Bryan Miller Gallery, Houston
Through October 22
by Benjamin Lima
In John Sparagana’s recent work, photographic prints become a kind of textile: cut to ribbons, multiplied then woven back together in a shimmering, engrossing fabric. The source images are legible, but stretched out by the process creating a kind of interference in our view of the images, as though we were seeing them through a window screen, or perhaps a very thin film of water. Most of the source images depict crowds of people; four in particular show those gathered in Cairo’s Tahrir Square as part of last spring’s protests against President Hosni Mubarak.
At Bryan Miller Gallery, two series of these works, all from this year, are on view. A group of five smaller works is generated from magazine pages that are fatigued then cut apart and reassembled on paper. Also, three larger works, identified with GD in the title, are made from sliced and reconstructed archival inkjet prints overlaid with painted (oil pastel or acrylic) quotes from Kazimir Malevich, Morris Louis and Hélio Oiticica.
The works made from magazine pages utilize a technique of fatiguing the glossy pages, generating a more matte surface, before the mixing procedure begins.
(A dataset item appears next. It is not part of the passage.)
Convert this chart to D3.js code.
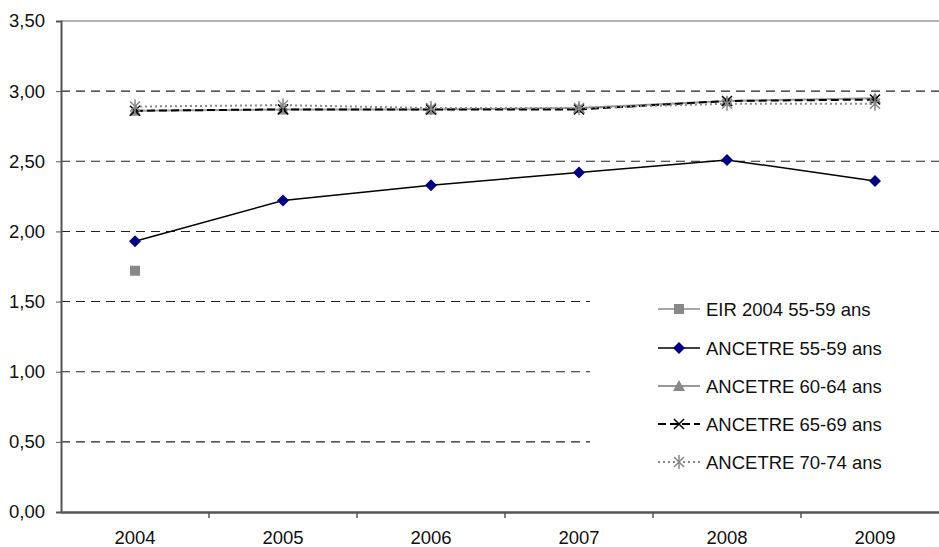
<!DOCTYPE html>
<html><head><meta charset="utf-8">
<script src="https://cdn.jsdelivr.net/npm/d3@7"></script>
<style>body{margin:0;background:#fff}svg{display:block}text{font-family:"Liberation Sans",Arial,sans-serif}</style>
</head><body>
<svg id="c" width="939" height="547"></svg>
<script>
const years = ["2004","2005","2006","2007","2008","2009"];
const yTicks = [0,0.5,1,1.5,2,2.5,3,3.5];
const eir5559 = [1.72,null,null,null,null,null];
const anc5559 = [1.93,2.22,2.33,2.42,2.51,2.36];
const anc6064 = [2.86,2.87,2.87,2.88,2.93,2.95];
const anc6569 = [2.86,2.87,2.87,2.87,2.93,2.94];
const anc7074 = [2.89,2.90,2.88,2.88,2.91,2.91];
const seriesNames = ["EIR 2004 55-59 ans","ANCETRE 55-59 ans","ANCETRE 60-64 ans","ANCETRE 65-69 ans","ANCETRE 70-74 ans"];

const svg = d3.select("#c");
const x = d3.scaleBand().domain(years).range([61,949]);
const y = d3.scaleLinear().domain([0,3.5]).range([512,21]);
const fmt = v => d3.format(".2f")(v).replace(".",",");
const FS = 18.5;

// gridlines
svg.append("g").selectAll("line").data(yTicks.filter(t=>t>0)).join("line")
  .attr("x1",61).attr("x2",949).attr("y1",d=>y(d)).attr("y2",d=>y(d))
  .attr("stroke",d=>d===3.5?"#999":"#222").attr("stroke-width",d=>d===3.5?1.5:1.1)
  .attr("stroke-dasharray",d=>d===3.5?null:"9,6");

// axes
const yAxis = svg.append("g").attr("transform","translate(61,0)")
  .call(d3.axisLeft(y).tickValues(yTicks).tickFormat(fmt).tickSize(5).tickPadding(11));
yAxis.select(".domain").attr("stroke","#555").attr("stroke-width",2);
yAxis.selectAll(".tick line").attr("stroke","#555");
yAxis.selectAll("text").attr("font-size",FS).attr("fill","#111");

const xAxis = svg.append("g").attr("transform","translate(0,512)")
  .call(d3.axisBottom(x).tickSize(0).tickPadding(19));
xAxis.select(".domain").attr("stroke","#555").attr("stroke-width",2.5);
xAxis.selectAll("text").attr("font-size",FS).attr("fill","#111");
svg.append("g").selectAll("line").data(years.slice(1)).join("line")
  .attr("x1",d=>x(d)).attr("x2",d=>x(d)).attr("y1",512).attr("y2",518).attr("stroke","#555").attr("stroke-width",1.5);

const cx = i => x(years[i]) + x.bandwidth()/2;
const line = d3.line().defined(d=>d!=null).x((d,i)=>cx(i)).y(d=>y(d));

const styles = [
  {data:eir5559, stroke:"#888", w:1.5, dash:null, marker:"square", mfill:"#888"},
  {data:anc5559, stroke:"#000", w:1.5, dash:null, marker:"diamond", mfill:"#000080"},
  {data:anc6064, stroke:"#999", w:2, dash:null, marker:"triangle", mfill:"#888"},
  {data:anc6569, stroke:"#000", w:2, dash:"8,4", marker:"x", mfill:"#000"},
  {data:anc7074, stroke:"#888", w:2, dash:"2,3", marker:"star", mfill:"#888"}
];

function drawMarker(g, type, px, py, col){
  if(type==="square") g.append("rect").attr("x",px-5).attr("y",py-5).attr("width",10).attr("height",10).attr("fill",col);
  else if(type==="diamond") g.append("path").attr("d",`M${px},${py-6}L${px+6},${py}L${px},${py+6}L${px-6},${py}Z`).attr("fill",col);
  else if(type==="triangle") g.append("path").attr("d",`M${px},${py-6}L${px+6},${py+5}L${px-6},${py+5}Z`).attr("fill",col);
  else if(type==="x") g.append("path").attr("d",`M${px-5},${py-5}L${px+5},${py+5}M${px+5},${py-5}L${px-5},${py+5}`).attr("stroke",col).attr("stroke-width",1.5);
  else if(type==="star") g.append("path").attr("d",`M${px-5},${py-5}L${px+5},${py+5}M${px+5},${py-5}L${px-5},${py+5}M${px},${py-7}L${px},${py+7}`).attr("stroke",col).attr("stroke-width",1.5);
}

// draw series
const order = [1,2,3,4,0];
order.forEach(k=>{
  const s = styles[k];
  const g = svg.append("g");
  g.append("path").datum(s.data).attr("d",line).attr("fill","none")
    .attr("stroke",s.stroke).attr("stroke-width",s.w).attr("stroke-dasharray",s.dash);
  s.data.forEach((v,i)=>{ if(v!=null) drawMarker(g,s.marker,cx(i),y(v),s.mfill); });
});

// legend
const lg = svg.append("g");
lg.append("rect").attr("x",590).attr("y",288).attr("width",349).attr("height",210).attr("fill","#fff");
const rowY = [309,348,386,424,462];
styles.forEach((s,i)=>{
  const yy = rowY[i];
  lg.append("line").attr("x1",658).attr("x2",700).attr("y1",yy).attr("y2",yy)
    .attr("stroke",s.stroke).attr("stroke-width",s.w).attr("stroke-dasharray",s.dash);
  drawMarker(lg,s.marker,679,yy,s.mfill);
  lg.append("text").attr("x",706).attr("y",yy).attr("dy","0.36em").attr("font-size",FS).attr("fill","#111").text(seriesNames[i]);
});
</script>
</body></html>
In each of these pieces, most of the surface shows the results of this distressing, which yields a faded and indistinct image; but at the same time, a small section of each surface is brighter and clearer, drawing our attention to a small section of the crowd. The effect is like a camera lens focused on a selected target. In a paranoid interpretation of Untitled (Tahrir Square Crowd), we could imagine this as the point of view from operatives of the Mubarak regime conducting surveillance on persons of interest.
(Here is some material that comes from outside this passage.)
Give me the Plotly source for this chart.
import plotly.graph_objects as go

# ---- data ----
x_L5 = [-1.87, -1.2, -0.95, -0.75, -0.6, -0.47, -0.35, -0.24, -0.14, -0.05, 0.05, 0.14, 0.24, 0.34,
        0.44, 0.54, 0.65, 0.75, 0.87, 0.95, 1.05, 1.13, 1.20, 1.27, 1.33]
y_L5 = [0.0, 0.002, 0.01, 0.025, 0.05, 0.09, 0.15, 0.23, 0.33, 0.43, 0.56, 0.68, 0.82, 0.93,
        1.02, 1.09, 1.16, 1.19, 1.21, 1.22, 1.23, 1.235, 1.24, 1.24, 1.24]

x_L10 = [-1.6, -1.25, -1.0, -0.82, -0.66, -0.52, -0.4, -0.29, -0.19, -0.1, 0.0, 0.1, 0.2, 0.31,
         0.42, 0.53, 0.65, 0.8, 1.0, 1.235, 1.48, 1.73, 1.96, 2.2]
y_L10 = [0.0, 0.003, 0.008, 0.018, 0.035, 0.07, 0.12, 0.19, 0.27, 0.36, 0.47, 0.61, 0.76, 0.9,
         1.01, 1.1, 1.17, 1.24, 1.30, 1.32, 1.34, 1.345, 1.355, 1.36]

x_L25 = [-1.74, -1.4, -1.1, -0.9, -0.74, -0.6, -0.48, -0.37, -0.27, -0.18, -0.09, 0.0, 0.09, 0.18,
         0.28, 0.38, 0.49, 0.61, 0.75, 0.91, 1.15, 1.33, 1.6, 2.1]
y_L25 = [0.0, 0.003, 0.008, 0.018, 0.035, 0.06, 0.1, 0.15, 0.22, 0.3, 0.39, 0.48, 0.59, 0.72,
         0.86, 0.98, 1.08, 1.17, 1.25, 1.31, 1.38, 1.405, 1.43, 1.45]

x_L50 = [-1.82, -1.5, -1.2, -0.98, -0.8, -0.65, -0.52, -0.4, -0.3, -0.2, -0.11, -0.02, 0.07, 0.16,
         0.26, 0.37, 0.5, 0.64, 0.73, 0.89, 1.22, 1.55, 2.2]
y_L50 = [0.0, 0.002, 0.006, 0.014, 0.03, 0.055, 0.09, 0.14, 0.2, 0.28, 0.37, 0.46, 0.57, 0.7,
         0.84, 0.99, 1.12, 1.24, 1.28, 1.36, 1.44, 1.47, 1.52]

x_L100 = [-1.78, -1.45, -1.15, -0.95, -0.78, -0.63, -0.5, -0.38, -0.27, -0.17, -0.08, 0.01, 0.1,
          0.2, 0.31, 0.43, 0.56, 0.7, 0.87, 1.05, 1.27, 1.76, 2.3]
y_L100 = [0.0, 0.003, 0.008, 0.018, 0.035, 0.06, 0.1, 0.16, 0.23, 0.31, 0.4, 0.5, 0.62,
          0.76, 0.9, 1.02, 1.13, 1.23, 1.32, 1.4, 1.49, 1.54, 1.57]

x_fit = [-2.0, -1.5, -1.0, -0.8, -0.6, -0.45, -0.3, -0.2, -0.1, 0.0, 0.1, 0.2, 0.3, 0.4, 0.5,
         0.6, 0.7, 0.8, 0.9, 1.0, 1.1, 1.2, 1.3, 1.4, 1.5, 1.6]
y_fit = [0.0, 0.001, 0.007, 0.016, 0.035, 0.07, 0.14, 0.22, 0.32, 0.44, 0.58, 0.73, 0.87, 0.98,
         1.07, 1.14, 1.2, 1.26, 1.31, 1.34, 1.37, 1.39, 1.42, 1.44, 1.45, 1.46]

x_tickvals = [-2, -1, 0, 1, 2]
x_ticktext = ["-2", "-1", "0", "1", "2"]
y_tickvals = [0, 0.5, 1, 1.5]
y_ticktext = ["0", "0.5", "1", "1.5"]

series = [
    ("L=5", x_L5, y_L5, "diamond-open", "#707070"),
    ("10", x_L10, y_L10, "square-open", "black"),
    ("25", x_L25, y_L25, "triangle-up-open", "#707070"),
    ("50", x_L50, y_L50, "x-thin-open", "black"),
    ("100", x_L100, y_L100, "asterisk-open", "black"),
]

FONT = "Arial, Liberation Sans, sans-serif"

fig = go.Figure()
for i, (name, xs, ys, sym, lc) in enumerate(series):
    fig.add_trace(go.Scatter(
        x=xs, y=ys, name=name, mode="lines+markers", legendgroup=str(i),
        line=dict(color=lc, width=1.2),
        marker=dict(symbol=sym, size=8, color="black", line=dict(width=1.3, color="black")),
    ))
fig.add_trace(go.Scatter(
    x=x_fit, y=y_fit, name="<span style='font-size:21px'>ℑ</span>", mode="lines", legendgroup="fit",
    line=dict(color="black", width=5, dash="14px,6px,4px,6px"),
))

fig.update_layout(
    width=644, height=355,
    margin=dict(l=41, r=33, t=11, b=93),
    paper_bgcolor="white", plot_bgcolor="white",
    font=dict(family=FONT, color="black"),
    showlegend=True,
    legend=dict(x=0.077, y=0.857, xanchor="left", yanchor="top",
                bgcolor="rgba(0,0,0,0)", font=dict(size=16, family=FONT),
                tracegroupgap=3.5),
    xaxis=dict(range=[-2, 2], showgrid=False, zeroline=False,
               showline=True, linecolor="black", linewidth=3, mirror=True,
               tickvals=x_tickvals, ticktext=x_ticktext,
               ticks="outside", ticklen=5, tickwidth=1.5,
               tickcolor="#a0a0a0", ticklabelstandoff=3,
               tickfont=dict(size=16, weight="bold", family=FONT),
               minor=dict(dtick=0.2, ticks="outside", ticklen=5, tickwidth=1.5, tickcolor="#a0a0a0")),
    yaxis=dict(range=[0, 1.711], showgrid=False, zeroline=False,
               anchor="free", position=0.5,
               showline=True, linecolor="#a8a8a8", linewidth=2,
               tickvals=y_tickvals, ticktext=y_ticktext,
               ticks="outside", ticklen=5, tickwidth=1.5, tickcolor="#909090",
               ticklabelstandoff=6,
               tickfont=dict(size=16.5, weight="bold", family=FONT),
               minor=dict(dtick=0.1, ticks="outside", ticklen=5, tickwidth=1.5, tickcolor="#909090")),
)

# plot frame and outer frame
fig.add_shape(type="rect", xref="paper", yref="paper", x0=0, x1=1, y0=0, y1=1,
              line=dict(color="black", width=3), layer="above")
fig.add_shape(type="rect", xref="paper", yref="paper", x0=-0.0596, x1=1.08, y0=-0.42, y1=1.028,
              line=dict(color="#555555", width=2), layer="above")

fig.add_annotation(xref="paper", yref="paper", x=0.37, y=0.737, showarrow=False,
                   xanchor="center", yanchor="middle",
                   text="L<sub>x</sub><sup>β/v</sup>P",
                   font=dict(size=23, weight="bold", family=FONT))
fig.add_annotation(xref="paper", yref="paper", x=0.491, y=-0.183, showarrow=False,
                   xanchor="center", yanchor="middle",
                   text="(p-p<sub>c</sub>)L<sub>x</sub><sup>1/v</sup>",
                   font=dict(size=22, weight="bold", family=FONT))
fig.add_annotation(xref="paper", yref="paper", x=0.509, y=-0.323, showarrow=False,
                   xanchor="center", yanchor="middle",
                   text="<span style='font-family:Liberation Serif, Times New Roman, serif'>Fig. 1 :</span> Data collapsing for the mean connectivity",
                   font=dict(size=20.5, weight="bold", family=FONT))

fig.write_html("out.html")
The works in the GD series align several types of meaning, overlaying them on one another. Two of these meanings deployed by Sparagana explore the phenomenon of multiplicity: first, the strips of image woven together like threads into cloth, and second, the individuals who swarm together in the depicted crowds. The third is less obvious but should not be neglected: the symbolic associations of the modernist paintings that Sparagana juxtaposes with the mixed photos. Malevich’s Suprematist paintings are icons of the Russian Revolution, and in particular, of the avant-garde dream of a utopian future that would entail the individual’s joyous absorption into a larger collective. In fact, the photographs of the Tahrir Square crowds look like just such an instance of the people coming together in mass for a political revolution: a happier parallel to the Russia of 1917. Meanwhile, Oiticica’s Metaesquemas belonged to the Neoconcretist movement which emphasized a sense of vitality in the experience of art. Oiticica’s quadrilateral forms seem to jostle together, to pulse and move on the surface of the picture. As used by Sparagana, this kind of rippling, pulsing motion has a definite parallel to the experience of being in the midst of a great crowd of people—the delirious ecstasy of a rave or a political rally. Altogether, both of these modernist painters refer to elements of experience that closely relate to the subject matter of the source photographs.
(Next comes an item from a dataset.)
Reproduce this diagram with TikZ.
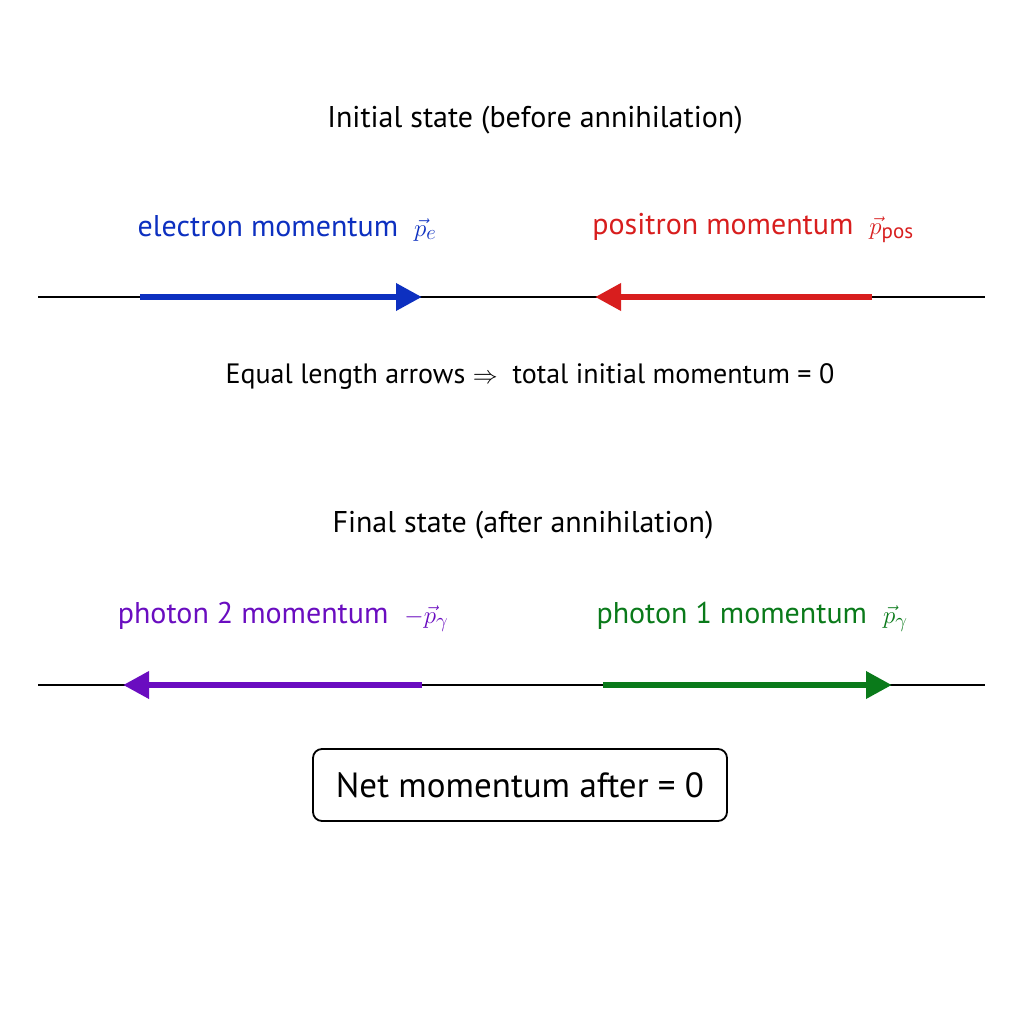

Sparagana’s rich work allows one to dwell on both their reference to social reality—the experience of multiplicity in the events of Tahrir Square—and on their formal complexity—the integration of multiple media and kinds of surface. That richness makes their references more than mere quotations, but elements of an active, dynamic dialogue.
Benjamin Lima is assistant professor of art history at the University of Texas at Arlington.
 Malevich wrote: “‘Collectivism’ is one of the paths marked out on the road map which leads to the ‘world-man,’ but perhaps it is still no more than one of the necessary crossings on the main highway, restraining the millions of egos; it offers no more than an instantaneous convergence of forces, on their way to perfecting the image of ‘being’; in it each ego preserves its individual force, but if we want to attain perfection, the self must be annihilated – just as religious fanatics annihilate themselves in the face of the divine, so the modern saint must annihilate himself in the face of the ‘collective’…” Quoted in T. J. Clark, Farewell to an Idea: Episodes from a History of Modernism (Yale University Press, 2001), p. 226.